The getLetterList.php PHP script runs the letterText.xql query, which looks as follows:

xquery version "3.0";
declare default element namespace "http://www.tei-c.org/ns/1.0";
declare variable $uri := request:get-parameter("uri", "1819-05-30_Elford.xml");
declare variable $letterFileName := concat('/db/mitford/letters/',$uri);
let $letter := doc($letterFileName)/*
return transform:transform($letter, doc('/db/xslt/MitfordLetterTransformPHP.xsl'), ())

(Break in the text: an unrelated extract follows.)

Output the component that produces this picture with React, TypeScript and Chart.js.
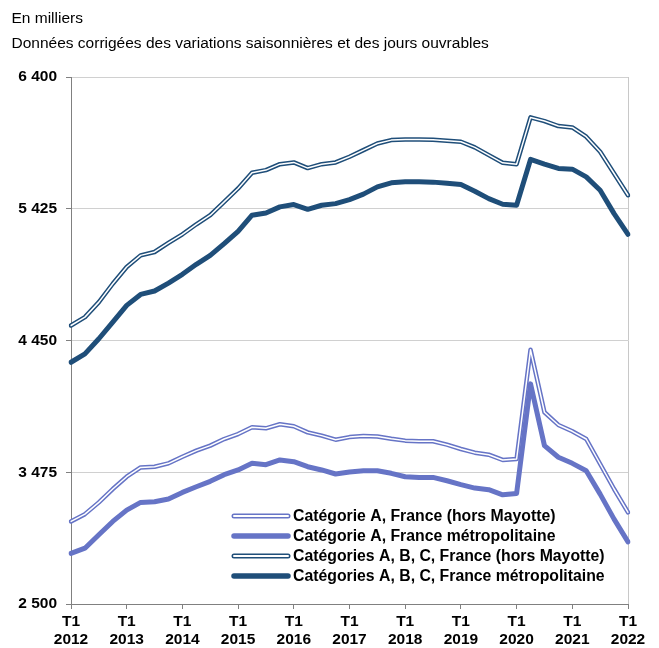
import React, { useEffect, useRef } from "react";
import { Chart, registerables } from "chart.js";

Chart.register(...registerables);

const years = [2012, 2013, 2014, 2015, 2016, 2017, 2018, 2019, 2020, 2021, 2022];
const quarters = ["T1", "T2", "T3", "T4"];

const catAHorsMayotte = [3111, 3165, 3252, 3351, 3442, 3511, 3516, 3541, 3590, 3635, 3672, 3721, 3758, 3808, 3800, 3830, 3815, 3770, 3746, 3716, 3735, 3743, 3740, 3723, 3709, 3704, 3704, 3679, 3647, 3620, 3605, 3566, 3573, 4381, 3919, 3825, 3778, 3721, 3536, 3351, 3178];
const catAMetro = [2874, 2913, 3012, 3111, 3195, 3252, 3257, 3277, 3326, 3368, 3408, 3457, 3492, 3541, 3531, 3566, 3553, 3516, 3492, 3462, 3477, 3486, 3486, 3467, 3442, 3437, 3437, 3412, 3383, 3358, 3346, 3308, 3318, 4129, 3672, 3586, 3541, 3486, 3313, 3128, 2960];
const catABCHorsMayotte = [4561, 4623, 4734, 4870, 4994, 5080, 5105, 5172, 5236, 5310, 5377, 5476, 5575, 5691, 5711, 5755, 5768, 5726, 5755, 5768, 5810, 5859, 5908, 5933, 5938, 5938, 5935, 5928, 5921, 5879, 5822, 5765, 5755, 6101, 6074, 6037, 6027, 5958, 5847, 5686, 5525];
const catABCMetro = [4289, 4351, 4463, 4586, 4710, 4791, 4816, 4875, 4940, 5014, 5080, 5167, 5258, 5377, 5394, 5439, 5456, 5421, 5451, 5463, 5492, 5533, 5587, 5617, 5624, 5624, 5622, 5614, 5604, 5555, 5500, 5458, 5451, 5790, 5755, 5723, 5718, 5661, 5562, 5389, 5236];

const seriesLabels = [
  "Catégorie A, France (hors Mayotte)",
  "Catégorie A, France métropolitaine",
  "Catégories A, B, C, France (hors Mayotte)",
  "Catégories A, B, C, France métropolitaine",
];

const yMin = 2500;
const yMax = 6400;
const yStep = 975;

const title1 = "En milliers";
const title2 = "Données corrigées des variations saisonnières et des jours ouvrables";

const labels: string[] = [];
years.forEach((y, yi) => {
  quarters.forEach((q, qi) => {
    if (yi === years.length - 1 && qi > 0) return;
    labels.push(q + " " + y);
  });
});

const LIGHT = "#6674C6";
const DARK = "#1F4E79";
const FONT = "'Liberation Sans', Arial, sans-serif";

const fmt = (v: number) => String(v).replace(/\B(?=(\d{3})+(?!\d))/g, " ");

const legendItems = [
  { label: seriesLabels[0], color: LIGHT, double: true },
  { label: seriesLabels[1], color: LIGHT, double: false },
  { label: seriesLabels[2], color: DARK, double: true },
  { label: seriesLabels[3], color: DARK, double: false },
];

const decorPlugin = {
  id: "decor",
  beforeDatasetsDraw(chart: any) {
    const { ctx, chartArea } = chart;
    ctx.save();
    ctx.strokeStyle = "#c8c8c8";
    ctx.lineWidth = 1;
    ctx.beginPath();
    ctx.moveTo(Math.round(chartArea.right) + 0.5, chartArea.top);
    ctx.lineTo(Math.round(chartArea.right) + 0.5, chartArea.bottom);
    ctx.stroke();
    ctx.restore();
  },
  afterDraw(chart: any) {
    const { ctx, chartArea } = chart;
    ctx.save();
    const x0 = chartArea.right - 394;
    const x1 = x0 + 54;
    const tx = x0 + 59;
    legendItems.forEach((it, i) => {
      const y = chartArea.bottom - 88 + i * 20;
      ctx.lineCap = "round";
      ctx.strokeStyle = it.color;
      ctx.lineWidth = it.double ? 5 : 5.5;
      ctx.beginPath();
      ctx.moveTo(x0, y);
      ctx.lineTo(x1, y);
      ctx.stroke();
      if (it.double) {
        ctx.strokeStyle = "#ffffff";
        ctx.lineWidth = 2;
        ctx.beginPath();
        ctx.moveTo(x0, y);
        ctx.lineTo(x1, y);
        ctx.stroke();
      }
      ctx.fillStyle = "#000000";
      ctx.font = "bold 15.8px " + FONT;
      ctx.textBaseline = "middle";
      ctx.textAlign = "left";
      ctx.fillText(it.label, tx, y + 1);
    });
    ctx.restore();
  },
};

export default function App() {
  const ref = useRef<HTMLCanvasElement>(null);

  useEffect(() => {
    if (!ref.current) return;
    const common = { pointRadius: 0, pointHoverRadius: 0, tension: 0, borderJoinStyle: "round" as const, borderCapStyle: "round" as const, fill: false };
    const chart = new Chart(ref.current, {
      type: "line",
      data: {
        labels,
        datasets: [
          { ...common, label: seriesLabels[0], data: catAHorsMayotte, borderColor: LIGHT, borderWidth: 4.5, order: 3 },
          { ...common, label: seriesLabels[0] + " (inner)", data: catAHorsMayotte, borderColor: "#ffffff", borderWidth: 1.5, order: 2 },
          { ...common, label: seriesLabels[1], data: catAMetro, borderColor: LIGHT, borderWidth: 5, order: 1 },
          { ...common, label: seriesLabels[2], data: catABCHorsMayotte, borderColor: DARK, borderWidth: 4.5, order: 6 },
          { ...common, label: seriesLabels[2] + " (inner)", data: catABCHorsMayotte, borderColor: "#ffffff", borderWidth: 1.5, order: 5 },
          { ...common, label: seriesLabels[3], data: catABCMetro, borderColor: DARK, borderWidth: 5, order: 4 },
        ],
      },
      options: {
        responsive: false,
        animation: false,
        events: [],
        layout: { padding: { top: 77, right: 31, left: 0, bottom: 0 } },
        plugins: {
          legend: { display: false },
          tooltip: { enabled: false },
          title: { display: false },
        },
        scales: {
          x: {
            type: "category",
            offset: false,
            afterFit: (s: any) => {
              s.height = 44;
            },
            border: { color: "#808080", width: 1 },
            grid: {
              drawOnChartArea: false,
              tickLength: 5,
              tickColor: (c: any) => (c.index % 4 === 0 ? "#808080" : "rgba(0,0,0,0)"),
              color: (c: any) => (c.index % 4 === 0 ? "#808080" : "rgba(0,0,0,0)"),
            },
            ticks: {
              autoSkip: false,
              maxRotation: 0,
              minRotation: 0,
              padding: 3,
              color: "#000000",
              font: { family: FONT, size: 15.5, weight: "bold", lineHeight: 1.2 },
              callback: (_v: any, i: number) => {
                if (i % 4 !== 0) return "";
                const parts = labels[i].split(" ");
                return [parts[0], parts[1]];
              },
            },
          },
          y: {
            min: yMin,
            max: yMax,
            afterFit: (s: any) => {
              s.width = 71;
            },
            border: { color: "#808080", width: 1 },
            grid: {
              color: "#d0d0d0",
              lineWidth: 1,
              tickLength: 5,
              tickColor: "#808080",
            },
            ticks: {
              stepSize: yStep,
              padding: 9,
              color: "#000000",
              font: { family: FONT, size: 15.5, weight: "bold" },
              callback: (v: any) => fmt(Number(v)),
            },
          },
        },
      },
      plugins: [decorPlugin],
    });
    return () => chart.destroy();
  }, []);

  const textStyle: React.CSSProperties = {
    position: "absolute",
    left: 11.5,
    fontFamily: FONT,
    fontSize: "15.5px",
    lineHeight: "18px",
    color: "#000000",
    whiteSpace: "nowrap",
  };

  return (
    <div style={{ position: "absolute", left: 0, top: 0, width: 659, height: 648, background: "#ffffff" }}>
      <canvas ref={ref} width={659} height={648} style={{ position: "absolute", left: 0, top: 0, width: 659, height: 648 }} />
      <div style={{ ...textStyle, top: 8.5 }}>{title1}</div>
      <div style={{ ...textStyle, top: 34 }}>{title2}</div>
    </div>
  );
}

This query retrieves the uri GET parameter, using an existing filename as a default if no parameter value is supplied. In a real production environment we would trap erroneous or missing input and return an informative error message, instead of serving an arbitrary file. The script then finds the letter in question and performs an XSLT transformation (using the transform:transform() function) to convert it to an HTML fragment. The transformation does not return an entire HTML document because the PHP script is already providing the HTML superstructure; eXist returns only the HTML that needs to be inserted between the <body> tags created by the PHP. As above, we return that in no namespace because it will inherit the HTML namespace from the PHP wrapper before the results are returned to the user.

We don’t provide the XSLT here because it is long and of minimal illustrative value, since it is customized to the particular markup conventions of the Digital Mitford project, and it is available in our GitHub repo. The important details are that we return results in no namespace and we use:

<xsl:output method="xml" encoding="utf-8" indent="yes" omit-xml-declaration="yes"/>

to set the return method to xml and suppress the XML declaration.

POST queries

We generally prefer GET to POST in our own projects, but because GET strings can cause a URL to exceed the allowed limit (which varies by server and browser), some applications my need to use POST as a way of passing more information into eXist than would be possible with GET. Here is a sample POST query (from a different project, which runs a bibliographic query), based on the explanation at http://stackoverflow.com/questions/5647461/how-do-i-send-a-post-request-with-php

<!DOCTYPE html>
<html xmlns="http://www.w3.org/1999/xhtml">
    <head><title>Test</title></head>
    <h1>PHP test</h1>
    <form action="test1.php" method="post">
        <label for="target">Keyword:</label> <input name="target" type="text"/>
    </form>
</html>

When the user types in a keyword and hits the enter key, the system runs test1.php, passing a parameter called target with the value supplied by the user. The test1.php script looks as follows:

<html>
<head><title>Hi, Mom!</title></head>
<body>
<h1>Stuff</h1>
<?php
$target = htmlspecialchars($_POST['target']);
$url = 'http://localhost:8090/rest/db/repertorium/xquery/searchBibl.xql';
$data = array('type' => 'input', 'target' => $target);

// use key 'http' even if you send the request to https://...
$options = array(
    'http' => array(
        'header'  => "Content-type: application/x-www-form-urlencoded\r\n",
        'method'  => 'POST',
        'content' => http_build_query($data)
    )
);
$context  = stream_context_create($options);
$result = file_get_contents($url, false, $context);
if ($result === FALSE) { /* Handle error */ }

//var_dump($result);
echo $result;
?>
</body>
</html>

In a real production environment we would use config.php to set a REST_PATH variable, as above, and we would trap errors and return informative error messages. We’ve commented out the var_dump() function, which we used for development and debugging. More information about HTTP request parameters is available at the StackOverflow posting from which we copied this code.